§ **AIM**
It is required that the lines from the top of the listing through the line with "Chart.register(...registerables);" be reproduced exactly, excluding pictures.

§ **GIVEN DATA**
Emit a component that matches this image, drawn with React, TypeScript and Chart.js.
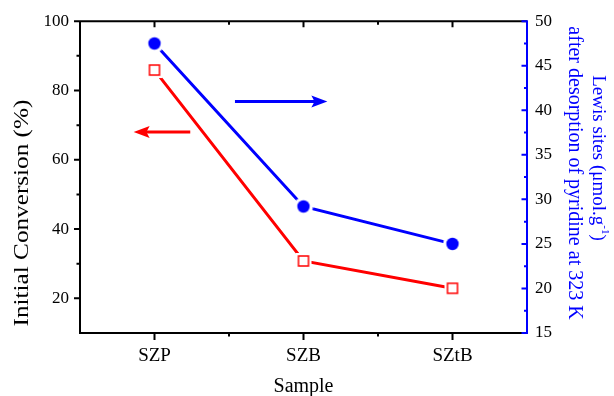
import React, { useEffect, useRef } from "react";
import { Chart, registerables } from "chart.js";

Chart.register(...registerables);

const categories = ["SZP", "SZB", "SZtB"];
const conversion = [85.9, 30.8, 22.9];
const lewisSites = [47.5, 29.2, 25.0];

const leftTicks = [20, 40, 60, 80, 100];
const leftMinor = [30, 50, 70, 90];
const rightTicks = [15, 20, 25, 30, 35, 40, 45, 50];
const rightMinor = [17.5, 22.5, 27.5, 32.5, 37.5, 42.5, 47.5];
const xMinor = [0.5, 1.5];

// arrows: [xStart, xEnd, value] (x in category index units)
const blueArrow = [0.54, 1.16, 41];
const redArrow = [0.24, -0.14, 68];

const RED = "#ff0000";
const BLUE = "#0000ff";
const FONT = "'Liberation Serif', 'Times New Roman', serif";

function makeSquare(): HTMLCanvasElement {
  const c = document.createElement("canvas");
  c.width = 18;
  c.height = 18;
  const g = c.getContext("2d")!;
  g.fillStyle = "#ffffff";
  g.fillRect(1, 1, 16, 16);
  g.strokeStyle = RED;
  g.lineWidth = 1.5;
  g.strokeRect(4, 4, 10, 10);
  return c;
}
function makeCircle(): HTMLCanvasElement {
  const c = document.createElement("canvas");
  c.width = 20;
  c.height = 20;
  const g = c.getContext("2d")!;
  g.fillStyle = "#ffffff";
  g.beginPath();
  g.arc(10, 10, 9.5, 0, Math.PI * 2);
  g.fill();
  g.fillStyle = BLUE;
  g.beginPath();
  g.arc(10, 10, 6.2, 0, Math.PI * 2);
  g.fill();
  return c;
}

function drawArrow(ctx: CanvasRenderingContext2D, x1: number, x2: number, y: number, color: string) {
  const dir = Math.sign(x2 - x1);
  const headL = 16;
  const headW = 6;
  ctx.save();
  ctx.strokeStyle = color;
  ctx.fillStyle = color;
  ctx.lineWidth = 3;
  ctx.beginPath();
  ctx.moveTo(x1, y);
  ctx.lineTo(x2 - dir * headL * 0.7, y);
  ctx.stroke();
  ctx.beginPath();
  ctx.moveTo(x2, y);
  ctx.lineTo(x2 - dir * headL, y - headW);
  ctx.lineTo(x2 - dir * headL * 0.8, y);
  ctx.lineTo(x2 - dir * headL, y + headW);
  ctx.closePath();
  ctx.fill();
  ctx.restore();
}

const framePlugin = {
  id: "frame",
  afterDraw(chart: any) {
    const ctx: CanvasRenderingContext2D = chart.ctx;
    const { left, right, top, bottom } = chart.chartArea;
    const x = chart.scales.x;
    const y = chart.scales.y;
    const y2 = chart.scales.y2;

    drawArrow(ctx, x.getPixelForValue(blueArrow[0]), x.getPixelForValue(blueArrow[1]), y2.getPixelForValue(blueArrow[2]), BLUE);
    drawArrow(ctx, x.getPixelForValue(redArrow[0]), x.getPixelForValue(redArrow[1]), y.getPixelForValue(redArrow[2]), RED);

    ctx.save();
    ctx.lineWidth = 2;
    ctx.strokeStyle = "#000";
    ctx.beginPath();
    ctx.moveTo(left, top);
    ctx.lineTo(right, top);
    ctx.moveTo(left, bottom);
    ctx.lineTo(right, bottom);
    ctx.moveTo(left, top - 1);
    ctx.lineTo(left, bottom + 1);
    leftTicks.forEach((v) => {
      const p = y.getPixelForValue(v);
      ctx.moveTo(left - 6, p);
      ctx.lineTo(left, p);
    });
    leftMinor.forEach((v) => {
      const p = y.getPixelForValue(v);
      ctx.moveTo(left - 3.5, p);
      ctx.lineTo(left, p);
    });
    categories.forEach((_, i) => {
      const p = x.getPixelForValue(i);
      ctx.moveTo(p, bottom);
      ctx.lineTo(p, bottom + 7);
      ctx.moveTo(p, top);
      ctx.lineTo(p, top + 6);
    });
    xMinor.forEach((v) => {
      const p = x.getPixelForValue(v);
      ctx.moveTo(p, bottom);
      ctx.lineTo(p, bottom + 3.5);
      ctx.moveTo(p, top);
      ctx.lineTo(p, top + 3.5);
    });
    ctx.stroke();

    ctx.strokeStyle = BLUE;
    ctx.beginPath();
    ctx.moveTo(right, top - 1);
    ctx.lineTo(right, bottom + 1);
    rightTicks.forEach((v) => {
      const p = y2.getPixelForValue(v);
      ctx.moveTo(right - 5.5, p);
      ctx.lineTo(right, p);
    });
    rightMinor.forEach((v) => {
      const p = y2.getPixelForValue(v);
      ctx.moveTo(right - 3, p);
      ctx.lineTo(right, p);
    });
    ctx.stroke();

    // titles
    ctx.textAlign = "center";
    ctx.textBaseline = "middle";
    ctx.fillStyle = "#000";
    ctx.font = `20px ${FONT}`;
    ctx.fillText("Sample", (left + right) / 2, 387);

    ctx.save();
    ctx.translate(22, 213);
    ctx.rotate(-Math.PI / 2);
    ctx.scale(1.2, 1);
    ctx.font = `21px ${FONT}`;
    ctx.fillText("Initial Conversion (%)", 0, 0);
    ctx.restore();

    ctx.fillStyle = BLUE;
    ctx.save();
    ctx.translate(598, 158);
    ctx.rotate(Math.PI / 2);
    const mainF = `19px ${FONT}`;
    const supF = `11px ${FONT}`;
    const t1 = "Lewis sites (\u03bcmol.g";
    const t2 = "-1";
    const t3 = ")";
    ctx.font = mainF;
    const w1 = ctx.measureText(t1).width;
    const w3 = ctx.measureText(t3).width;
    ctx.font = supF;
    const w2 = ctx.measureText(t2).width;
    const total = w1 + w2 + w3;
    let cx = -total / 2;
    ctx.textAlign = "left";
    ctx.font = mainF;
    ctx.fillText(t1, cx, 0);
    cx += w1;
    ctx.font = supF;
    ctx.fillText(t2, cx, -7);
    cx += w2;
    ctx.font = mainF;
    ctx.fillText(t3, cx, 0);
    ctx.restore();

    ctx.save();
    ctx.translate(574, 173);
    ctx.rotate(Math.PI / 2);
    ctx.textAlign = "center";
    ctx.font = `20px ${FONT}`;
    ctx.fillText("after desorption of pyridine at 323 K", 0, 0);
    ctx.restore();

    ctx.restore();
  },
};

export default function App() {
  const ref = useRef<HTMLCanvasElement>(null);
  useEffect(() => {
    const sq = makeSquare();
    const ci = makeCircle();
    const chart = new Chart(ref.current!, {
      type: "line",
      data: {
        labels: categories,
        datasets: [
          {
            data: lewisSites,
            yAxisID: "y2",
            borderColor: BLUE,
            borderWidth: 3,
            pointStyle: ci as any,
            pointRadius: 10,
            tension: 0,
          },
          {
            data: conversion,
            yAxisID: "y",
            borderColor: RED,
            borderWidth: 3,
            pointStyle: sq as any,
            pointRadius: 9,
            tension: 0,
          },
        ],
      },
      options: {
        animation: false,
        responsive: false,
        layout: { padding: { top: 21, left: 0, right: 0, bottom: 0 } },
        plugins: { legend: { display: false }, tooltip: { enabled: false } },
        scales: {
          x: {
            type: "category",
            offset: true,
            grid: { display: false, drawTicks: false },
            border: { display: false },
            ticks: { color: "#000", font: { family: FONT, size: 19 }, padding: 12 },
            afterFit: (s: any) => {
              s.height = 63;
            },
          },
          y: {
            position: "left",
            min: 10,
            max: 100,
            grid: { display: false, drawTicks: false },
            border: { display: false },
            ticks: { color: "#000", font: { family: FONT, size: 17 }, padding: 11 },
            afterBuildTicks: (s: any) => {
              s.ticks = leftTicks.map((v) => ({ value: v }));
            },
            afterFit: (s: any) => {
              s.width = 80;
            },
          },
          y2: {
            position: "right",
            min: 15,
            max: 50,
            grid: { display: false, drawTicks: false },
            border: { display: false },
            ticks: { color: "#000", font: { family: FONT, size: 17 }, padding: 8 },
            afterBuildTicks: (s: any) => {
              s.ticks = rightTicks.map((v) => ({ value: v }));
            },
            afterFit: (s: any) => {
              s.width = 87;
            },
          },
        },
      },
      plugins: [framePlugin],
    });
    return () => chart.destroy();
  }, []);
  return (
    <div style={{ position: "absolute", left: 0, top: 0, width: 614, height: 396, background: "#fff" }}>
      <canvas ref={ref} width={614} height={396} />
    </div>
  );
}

§ **OUTPUT OF THE EXERCISE**
Emit a component that matches this image, drawn with React, TypeScript and Chart.js.
import React, { useEffect, useRef } from "react";
import { Chart, registerables } from "chart.js";

Chart.register(...registerables);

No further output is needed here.